As part of a series of actions being taken to address gas prices and energy affordability, the Biden administration last week turned to a wartime tool to help ramp up the availability of critical materials needed for electric vehicles, sooner. 

According to a White House release, the Defense Production Act will be authorized to support lithium, nickel, cobalt, graphite, and manganese, among other minerals and materials, as needed for “large capacity batteries” for transportation and the power sector. 

As Bloomberg pointed out, the DPA goes back to 1950 and has seen a range of uses over decades—from steelmaking for the Korean War to Trump’s call for mask production. 

In terms of actual financial incentives, mining companies will be able to access $750 million from a federal fund. 

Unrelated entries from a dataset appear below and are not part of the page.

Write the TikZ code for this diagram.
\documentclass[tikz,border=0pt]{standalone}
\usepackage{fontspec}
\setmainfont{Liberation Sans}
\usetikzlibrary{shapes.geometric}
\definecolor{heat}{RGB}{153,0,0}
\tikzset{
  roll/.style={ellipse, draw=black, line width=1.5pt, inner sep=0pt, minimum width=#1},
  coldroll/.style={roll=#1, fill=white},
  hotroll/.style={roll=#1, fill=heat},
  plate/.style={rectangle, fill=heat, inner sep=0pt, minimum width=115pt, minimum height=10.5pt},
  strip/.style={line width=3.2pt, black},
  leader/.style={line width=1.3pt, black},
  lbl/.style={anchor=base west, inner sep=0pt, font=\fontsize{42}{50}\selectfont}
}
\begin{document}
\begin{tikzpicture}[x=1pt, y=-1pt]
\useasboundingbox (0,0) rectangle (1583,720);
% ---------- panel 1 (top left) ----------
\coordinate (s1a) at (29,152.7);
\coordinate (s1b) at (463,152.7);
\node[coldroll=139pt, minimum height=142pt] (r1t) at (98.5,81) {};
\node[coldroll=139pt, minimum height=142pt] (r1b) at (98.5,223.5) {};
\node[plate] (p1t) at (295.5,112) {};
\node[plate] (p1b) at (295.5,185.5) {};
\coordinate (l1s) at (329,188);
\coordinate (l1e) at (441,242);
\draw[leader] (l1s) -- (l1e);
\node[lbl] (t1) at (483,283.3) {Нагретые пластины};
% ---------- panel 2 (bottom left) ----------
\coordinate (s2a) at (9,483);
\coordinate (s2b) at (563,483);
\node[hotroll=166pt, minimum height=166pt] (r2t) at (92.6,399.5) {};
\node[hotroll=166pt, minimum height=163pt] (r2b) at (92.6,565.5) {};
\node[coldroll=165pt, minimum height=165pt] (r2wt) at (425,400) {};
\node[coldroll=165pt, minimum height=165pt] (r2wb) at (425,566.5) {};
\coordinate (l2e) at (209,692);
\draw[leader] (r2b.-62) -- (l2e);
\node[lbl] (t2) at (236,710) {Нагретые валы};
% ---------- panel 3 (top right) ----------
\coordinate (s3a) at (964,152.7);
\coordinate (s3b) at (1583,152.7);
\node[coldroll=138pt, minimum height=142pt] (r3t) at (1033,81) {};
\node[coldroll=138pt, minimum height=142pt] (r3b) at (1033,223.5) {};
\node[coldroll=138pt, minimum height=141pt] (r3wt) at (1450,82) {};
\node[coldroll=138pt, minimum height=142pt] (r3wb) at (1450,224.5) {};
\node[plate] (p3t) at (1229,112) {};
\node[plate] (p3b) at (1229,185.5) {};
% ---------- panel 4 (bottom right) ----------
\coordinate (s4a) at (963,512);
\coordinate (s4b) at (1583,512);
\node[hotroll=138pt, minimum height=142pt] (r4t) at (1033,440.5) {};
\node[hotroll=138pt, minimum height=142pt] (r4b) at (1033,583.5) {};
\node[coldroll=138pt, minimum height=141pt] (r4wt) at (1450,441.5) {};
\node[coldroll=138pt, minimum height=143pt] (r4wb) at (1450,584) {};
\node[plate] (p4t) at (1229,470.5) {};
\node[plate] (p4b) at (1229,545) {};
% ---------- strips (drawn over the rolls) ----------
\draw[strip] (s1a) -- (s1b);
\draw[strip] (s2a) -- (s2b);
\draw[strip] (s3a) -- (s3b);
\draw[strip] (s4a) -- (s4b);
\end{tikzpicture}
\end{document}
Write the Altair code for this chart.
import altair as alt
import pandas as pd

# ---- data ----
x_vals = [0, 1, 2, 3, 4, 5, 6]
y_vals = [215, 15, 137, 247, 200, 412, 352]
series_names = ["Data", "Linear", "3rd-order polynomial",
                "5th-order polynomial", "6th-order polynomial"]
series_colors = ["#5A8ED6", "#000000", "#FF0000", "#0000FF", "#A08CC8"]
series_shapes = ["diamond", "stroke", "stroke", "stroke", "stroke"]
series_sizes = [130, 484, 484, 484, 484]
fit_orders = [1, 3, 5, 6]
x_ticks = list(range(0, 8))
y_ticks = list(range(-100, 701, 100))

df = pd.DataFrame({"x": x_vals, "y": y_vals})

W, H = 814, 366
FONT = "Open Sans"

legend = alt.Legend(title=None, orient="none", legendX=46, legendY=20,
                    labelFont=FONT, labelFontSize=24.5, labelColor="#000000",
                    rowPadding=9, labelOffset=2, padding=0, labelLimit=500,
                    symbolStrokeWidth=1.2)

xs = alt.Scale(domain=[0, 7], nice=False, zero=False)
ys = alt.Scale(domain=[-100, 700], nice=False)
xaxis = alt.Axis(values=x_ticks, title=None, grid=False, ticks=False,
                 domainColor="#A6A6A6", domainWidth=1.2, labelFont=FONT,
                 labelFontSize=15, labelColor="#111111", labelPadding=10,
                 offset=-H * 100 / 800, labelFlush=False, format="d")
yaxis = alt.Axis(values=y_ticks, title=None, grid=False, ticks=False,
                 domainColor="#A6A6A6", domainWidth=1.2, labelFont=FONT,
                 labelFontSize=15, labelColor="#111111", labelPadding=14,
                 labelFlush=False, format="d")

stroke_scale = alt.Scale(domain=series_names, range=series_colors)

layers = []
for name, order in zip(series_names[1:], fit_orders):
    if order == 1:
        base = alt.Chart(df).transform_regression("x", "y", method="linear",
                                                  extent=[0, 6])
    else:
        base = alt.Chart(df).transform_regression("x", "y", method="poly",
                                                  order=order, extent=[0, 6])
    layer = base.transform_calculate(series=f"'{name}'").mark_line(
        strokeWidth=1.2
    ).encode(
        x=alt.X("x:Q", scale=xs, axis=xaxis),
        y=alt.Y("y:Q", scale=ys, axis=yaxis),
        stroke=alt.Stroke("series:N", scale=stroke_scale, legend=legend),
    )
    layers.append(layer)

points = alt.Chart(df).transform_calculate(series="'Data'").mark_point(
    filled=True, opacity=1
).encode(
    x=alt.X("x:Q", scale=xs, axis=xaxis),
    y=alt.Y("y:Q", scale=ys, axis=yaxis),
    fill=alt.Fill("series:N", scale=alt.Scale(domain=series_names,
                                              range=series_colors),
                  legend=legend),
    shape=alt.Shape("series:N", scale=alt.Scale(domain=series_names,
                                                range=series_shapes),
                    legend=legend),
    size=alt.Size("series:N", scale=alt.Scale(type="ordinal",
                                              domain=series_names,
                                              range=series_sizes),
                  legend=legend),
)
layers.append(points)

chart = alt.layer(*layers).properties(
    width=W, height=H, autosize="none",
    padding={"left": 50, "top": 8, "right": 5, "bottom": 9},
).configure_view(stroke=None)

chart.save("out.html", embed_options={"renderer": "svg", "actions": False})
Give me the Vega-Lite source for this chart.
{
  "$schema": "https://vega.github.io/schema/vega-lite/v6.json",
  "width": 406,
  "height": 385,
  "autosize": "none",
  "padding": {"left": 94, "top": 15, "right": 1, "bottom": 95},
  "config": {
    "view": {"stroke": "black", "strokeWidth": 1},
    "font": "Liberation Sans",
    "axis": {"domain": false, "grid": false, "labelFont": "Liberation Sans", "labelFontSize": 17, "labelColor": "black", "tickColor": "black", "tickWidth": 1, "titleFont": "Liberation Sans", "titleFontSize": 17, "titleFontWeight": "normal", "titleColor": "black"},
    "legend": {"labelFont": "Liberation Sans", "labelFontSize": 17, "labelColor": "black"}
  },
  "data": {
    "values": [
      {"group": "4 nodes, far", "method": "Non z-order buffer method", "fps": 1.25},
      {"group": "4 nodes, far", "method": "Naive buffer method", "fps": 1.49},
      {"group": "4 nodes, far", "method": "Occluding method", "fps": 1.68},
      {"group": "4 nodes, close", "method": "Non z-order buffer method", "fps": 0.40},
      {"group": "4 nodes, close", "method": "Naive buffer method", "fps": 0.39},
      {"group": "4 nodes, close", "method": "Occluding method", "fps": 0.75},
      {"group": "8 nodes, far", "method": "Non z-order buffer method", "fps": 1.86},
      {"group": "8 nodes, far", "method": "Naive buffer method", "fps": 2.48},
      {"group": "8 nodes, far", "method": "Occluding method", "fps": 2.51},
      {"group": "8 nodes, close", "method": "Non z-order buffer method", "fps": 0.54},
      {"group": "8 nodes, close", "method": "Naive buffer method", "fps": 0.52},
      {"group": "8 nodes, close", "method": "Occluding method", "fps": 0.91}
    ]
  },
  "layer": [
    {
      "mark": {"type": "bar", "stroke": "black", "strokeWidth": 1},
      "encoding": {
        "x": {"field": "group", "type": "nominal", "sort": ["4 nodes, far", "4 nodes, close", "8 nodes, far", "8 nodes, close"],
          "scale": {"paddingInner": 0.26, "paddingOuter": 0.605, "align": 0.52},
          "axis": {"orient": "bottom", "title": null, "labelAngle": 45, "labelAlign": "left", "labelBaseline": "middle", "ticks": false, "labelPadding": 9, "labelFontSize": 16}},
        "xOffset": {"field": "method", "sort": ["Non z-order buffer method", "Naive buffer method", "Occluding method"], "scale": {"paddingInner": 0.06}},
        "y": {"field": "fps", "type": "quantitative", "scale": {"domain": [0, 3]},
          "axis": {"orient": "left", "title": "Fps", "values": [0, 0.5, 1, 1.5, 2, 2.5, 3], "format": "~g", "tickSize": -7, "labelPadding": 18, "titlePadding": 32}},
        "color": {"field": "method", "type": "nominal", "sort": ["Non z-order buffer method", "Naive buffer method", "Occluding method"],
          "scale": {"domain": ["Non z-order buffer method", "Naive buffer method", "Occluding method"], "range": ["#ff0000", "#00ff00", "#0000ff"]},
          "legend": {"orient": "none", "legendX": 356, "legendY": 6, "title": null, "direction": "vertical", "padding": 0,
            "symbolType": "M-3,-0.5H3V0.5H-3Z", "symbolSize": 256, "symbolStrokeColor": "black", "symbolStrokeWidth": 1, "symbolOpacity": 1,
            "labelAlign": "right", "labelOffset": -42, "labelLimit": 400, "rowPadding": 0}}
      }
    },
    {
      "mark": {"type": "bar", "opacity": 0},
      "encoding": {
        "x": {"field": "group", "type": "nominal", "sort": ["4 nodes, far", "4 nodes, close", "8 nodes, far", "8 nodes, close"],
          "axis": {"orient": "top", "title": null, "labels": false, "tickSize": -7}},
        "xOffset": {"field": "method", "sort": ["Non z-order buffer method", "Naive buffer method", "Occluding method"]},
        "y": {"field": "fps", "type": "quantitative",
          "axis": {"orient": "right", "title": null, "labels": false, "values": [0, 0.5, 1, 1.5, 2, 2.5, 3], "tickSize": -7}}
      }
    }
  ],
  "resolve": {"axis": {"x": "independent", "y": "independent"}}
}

“We need to end our long-term reliance on China and other countries for inputs” for domestically made EVs and cheaper, cleaner electricity, Biden declared in official remarks. 

EV battery cathode material price trends, 2010-2021 – U.S. DOE

Although the U.S. pioneered many of the methods of mining and extraction globally, it sold or surrendered many of those facilities in previous decades, and it takes years to develop new mines and processing facilities. As Bloomberg points out, the U.S. relies on 100% of its graphite, manganese, and rare earth ingredients from other countries, while the vast majority of vanadium, antimony, and cobalt come from outside the U.S. 

As we recently noted, this is especially the case with cobalt, with facilities in the Democratic Republic of Congo largely under the control of Chinese companies—making the U.S. more subject to price volatility.

Coal Mine

Coal Mine

Senator Joe Manchin, the Democrats’ holdout over some of the most aggressive supply-chain actions that might have been contained in the Build Back Better infrastructure supplement, has taken some puzzling and hypocritical positions about electric vehicles. Most notably, he has pointed to the dominance of China in mined materials and compared the battery supply-chain pinch to the 1973-74 oil crisis. The latter event was one of the first uses of global oil supply as a weapon. 

Manchin’s home state of West Virginia depends on mining—of coal, an export to the rest of the world. 

Until Congress can align on stronger infrastructure spending to help build the supply chain to a next level, executive actions such as this and the Executive Order that originally sounded the alarm bell are baby steps to gain U.S. mineral and metal preeminence back.